Master and the roster-Judicial Reforms

  • 02 March, 2021

  • 5 Min Read

Master and the roster-Judicial Reforms


  • This article talks about the misuse of the exclusive power of CJI as a Master of the Roster and the need for judicial reforms.

Singular power (Against the Principles of Natural Justice)

  • Singular Power: This is the singular power of the CJI as the Master of the Roster – i.e., the vesting of exclusive discretion in the Chief Justice to constitute benches and allocate cases.
    • In fact, this power lay at the heart of the controversy surrounding the proceedings the Court has now closed.
    • It enabled Justice Gogoi to institute suo motu proceedings despite being an accused; label the case as a matter of judicial independence; and preside over it.
  • Judicial independence: It makes the CJI the sole point of defence of the Court against executive interference.
  • SC can become a pliant court: However, this has a flip side. With the CJI as the sole Master of the Roster, any executive seeking to influence the Supreme Court needs only a pliant CJI.
    • In other words, a pliant Master of the Roster carries the danger of producing a pliant Court.

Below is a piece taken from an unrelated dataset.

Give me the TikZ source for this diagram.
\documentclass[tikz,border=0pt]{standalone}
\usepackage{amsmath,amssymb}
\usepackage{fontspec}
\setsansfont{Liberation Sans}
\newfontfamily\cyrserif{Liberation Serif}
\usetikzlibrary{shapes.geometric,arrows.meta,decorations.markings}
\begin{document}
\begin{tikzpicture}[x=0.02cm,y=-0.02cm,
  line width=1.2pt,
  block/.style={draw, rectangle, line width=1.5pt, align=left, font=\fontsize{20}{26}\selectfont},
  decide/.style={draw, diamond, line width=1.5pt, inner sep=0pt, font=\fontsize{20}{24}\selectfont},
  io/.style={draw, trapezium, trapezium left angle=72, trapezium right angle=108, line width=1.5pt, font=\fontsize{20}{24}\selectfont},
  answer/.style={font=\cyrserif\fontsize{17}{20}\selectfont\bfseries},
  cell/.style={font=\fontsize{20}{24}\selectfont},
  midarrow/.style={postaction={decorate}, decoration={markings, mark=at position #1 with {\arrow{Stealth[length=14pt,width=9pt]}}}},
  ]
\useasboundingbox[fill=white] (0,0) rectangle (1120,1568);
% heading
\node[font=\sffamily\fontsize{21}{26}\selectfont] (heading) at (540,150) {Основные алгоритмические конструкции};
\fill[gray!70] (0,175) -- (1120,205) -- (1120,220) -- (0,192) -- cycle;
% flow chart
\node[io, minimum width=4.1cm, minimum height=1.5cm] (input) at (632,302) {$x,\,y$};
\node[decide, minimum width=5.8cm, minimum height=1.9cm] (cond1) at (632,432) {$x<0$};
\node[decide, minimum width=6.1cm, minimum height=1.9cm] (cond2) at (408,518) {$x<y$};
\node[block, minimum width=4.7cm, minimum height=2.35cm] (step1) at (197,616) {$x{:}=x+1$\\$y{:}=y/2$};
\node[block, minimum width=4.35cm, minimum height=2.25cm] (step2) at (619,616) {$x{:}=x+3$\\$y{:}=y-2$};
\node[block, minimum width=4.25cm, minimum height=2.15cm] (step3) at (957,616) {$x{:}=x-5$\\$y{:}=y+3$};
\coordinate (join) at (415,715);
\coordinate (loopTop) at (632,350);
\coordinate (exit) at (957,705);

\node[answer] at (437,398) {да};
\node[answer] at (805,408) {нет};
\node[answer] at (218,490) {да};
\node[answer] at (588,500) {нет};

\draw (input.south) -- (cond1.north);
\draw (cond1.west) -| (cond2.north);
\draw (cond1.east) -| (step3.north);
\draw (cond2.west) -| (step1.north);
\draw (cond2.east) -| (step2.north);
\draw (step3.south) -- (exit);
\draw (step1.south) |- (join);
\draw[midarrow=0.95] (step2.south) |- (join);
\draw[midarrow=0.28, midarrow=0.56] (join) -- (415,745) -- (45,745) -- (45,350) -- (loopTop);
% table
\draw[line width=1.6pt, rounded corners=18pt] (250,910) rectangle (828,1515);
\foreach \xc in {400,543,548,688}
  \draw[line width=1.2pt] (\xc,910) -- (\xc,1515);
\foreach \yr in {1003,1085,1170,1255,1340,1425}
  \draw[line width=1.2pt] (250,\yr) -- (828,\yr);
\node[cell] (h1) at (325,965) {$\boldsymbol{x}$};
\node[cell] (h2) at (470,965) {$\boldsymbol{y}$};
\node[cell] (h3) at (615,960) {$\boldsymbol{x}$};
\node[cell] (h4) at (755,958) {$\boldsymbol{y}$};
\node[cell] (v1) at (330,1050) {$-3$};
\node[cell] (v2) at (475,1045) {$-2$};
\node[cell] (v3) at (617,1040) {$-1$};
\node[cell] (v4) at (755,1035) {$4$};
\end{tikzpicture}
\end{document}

B.R. Ambedkar’s view on Master of the Roster

  • However, B.R. Ambedkar had forewarned the Constituent Assembly: “…after all, the Chief Justice is a man with all the failings, all the sentiments and all the prejudices which we as common people have”. Yet, the Supreme Court has been reluctant to dilute this power.

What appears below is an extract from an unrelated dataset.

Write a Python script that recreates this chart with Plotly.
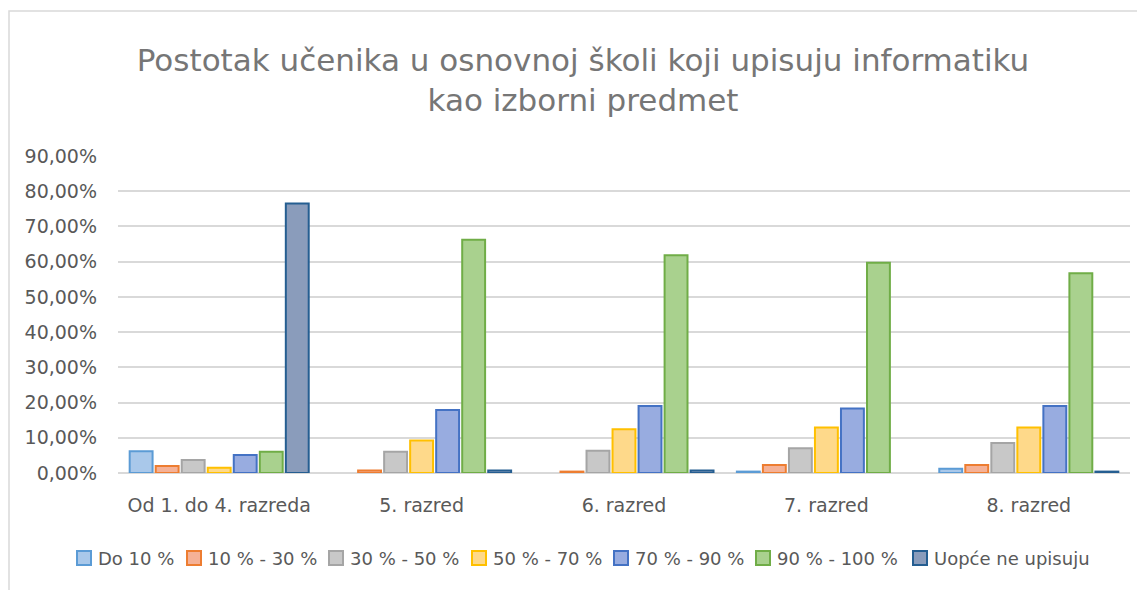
import plotly.graph_objects as go

categories = ["Od 1. do 4. razreda", "5. razred", "6. razred", "7. razred", "8. razred"]
series_names = ["Do 10 %", "10 % - 30 %", "30 % - 50 %", "50 % - 70 %", "70 % - 90 %", "90 % - 100 %", "Uopće ne upisuju"]

do10 = [0.062, 0.0, 0.0, 0.004, 0.012]
s10_30 = [0.020, 0.007, 0.004, 0.023, 0.023]
s30_50 = [0.037, 0.060, 0.063, 0.070, 0.085]
s50_70 = [0.015, 0.092, 0.124, 0.129, 0.129]
s70_90 = [0.051, 0.179, 0.190, 0.183, 0.190]
s90_100 = [0.060, 0.662, 0.618, 0.597, 0.567]
uopce = [0.765, 0.007, 0.007, 0.0, 0.004]

fills = ["#a9c8ea", "#f5b196", "#c8c8c8", "#fed98a", "#98ace0", "#a9d18e", "#8a9cbb"]
lines = ["#5b9bd5", "#ed7d31", "#a5a5a5", "#ffc000", "#4472c4", "#70ad47", "#255e91"]

series_values = [do10, s10_30, s30_50, s50_70, s70_90, s90_100, uopce]

# legend layout (left edge of each legend swatch, in page pixels)
legend_swatch_left = [77, 187, 329, 472, 614, 756, 913]

FONT = "DejaVu Sans"
GREY = "#595959"

fig = go.Figure()
for name, vals, fc, lc in zip(series_names, series_values, fills, lines):
    fig.add_trace(go.Bar(
        x=categories, y=vals, name=name, showlegend=False,
        marker=dict(color=fc, line=dict(color=lc, width=[2 if v > 0 else 0 for v in vals])),
    ))

# page has an 8px body margin; figure sized to fit the 1145x590 window
OFF = 8
W, H = 1137, 582
L, R, T, B = 110, 15, 148, 117
pw, ph = W - L - R, H - T - B


def px_x(p):  # page px -> paper x
    return (p - OFF - L) / pw


def px_y(p):  # page px -> paper y
    return (H - B - (p - OFF)) / ph


shapes = [dict(type="rect", xref="paper", yref="paper",
               x0=px_x(9), x1=px_x(1160), y0=px_y(610), y1=px_y(11),
               line=dict(color="#d9d9d9", width=1.5), fillcolor="rgba(0,0,0,0)", layer="below")]
annotations = []
LEG_Y, SW = 558, 14
for name, fc, lc, sx in zip(series_names, fills, lines, legend_swatch_left):
    shapes.append(dict(type="rect", xref="paper", yref="paper",
                       x0=px_x(sx), x1=px_x(sx + SW),
                       y0=px_y(LEG_Y + SW / 2), y1=px_y(LEG_Y - SW / 2),
                       line=dict(color=lc, width=2), fillcolor=fc))
    annotations.append(dict(xref="paper", yref="paper", x=px_x(sx + SW + 5), y=px_y(LEG_Y),
                            xanchor="left", yanchor="middle", showarrow=False, text=name,
                            font=dict(family=FONT, size=18, color=GREY)))

fig.update_layout(
    width=W, height=H,
    margin=dict(l=L, r=R, t=T, b=B, pad=0),
    paper_bgcolor="white", plot_bgcolor="white",
    separators=",.",
    barmode="group", bargap=0.1, bargroupgap=0.12,
    font=dict(family=FONT, color=GREY, size=17),
    showlegend=False,
    title=dict(
        text="Postotak učenika u osnovnoj školi koji upisuju informatiku<br>kao izborni predmet",
        x=575 / W, xanchor="center", xref="container",
        y=1 - 63 / H, yanchor="middle", yref="container",
        font=dict(family=FONT, size=31, color="#767676"),
    ),
    xaxis=dict(showgrid=False, showline=False, ticks="", ticklabelstandoff=19,
               tickfont=dict(size=19, color=GREY)),
    yaxis=dict(range=[0, 0.9], dtick=0.1, tickformat=".2%", showgrid=True,
               gridcolor="#d9d9d9", gridwidth=1.5, zeroline=True, zerolinecolor="#d9d9d9",
               zerolinewidth=2, showline=False, ticks="", ticklabelstandoff=20,
               tickfont=dict(size=19, color=GREY)),
    shapes=shapes,
    annotations=annotations,
)

fig.write_html("out.html")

Important Supreme court cases

  • In Asok Pande v. Supreme Court of India (2018), a three-judge bench of the Court held that Master of the Roster is the CJI’s exclusive power.
  • A two-judge bench in Shanti Bhushan v. Supreme Court of India (2018) rejected the plea that the Master of the Roster should be interpreted as the collegium.

Need for Judicial reforms

  • Reforms in the Indian judiciary have been a continuing project, mostly responding to crises of the time. Hence, when Indira Gandhi as Prime Minister ordered punitive transfers of High Court judges and superseded judges to appoint the CJI, the Supreme Court formulated the collegium system in response.
  • However, this system has failed to keep executive interferences at bay from the Supreme Court. This is for two reasons:
    • Post-retirement jobs: first, as Justice Gogoi’s case shows, there is an attractive lure of post-retirement jobs; and
    • Unchecked Power: second, as the privilege of Master of the Roster shows, the CJI’s allocation of cases is an unchecked power.
  • The continuing project of judicial reforms should then address these two issues.

Way ahead

  • A cooling-off period between retirement and a post-retirement appointment has often been suggested as a way to deal with the first problem.
  • To check the unchecked power of CJI: The power of Master of the Roster needs to be diversified beyond the CJI’s exclusive and untrammelled discretion.
    • Whether these should vest with a larger cohort of serving judges is an issue that invites public debate and introspection within the institution of the Supreme Court.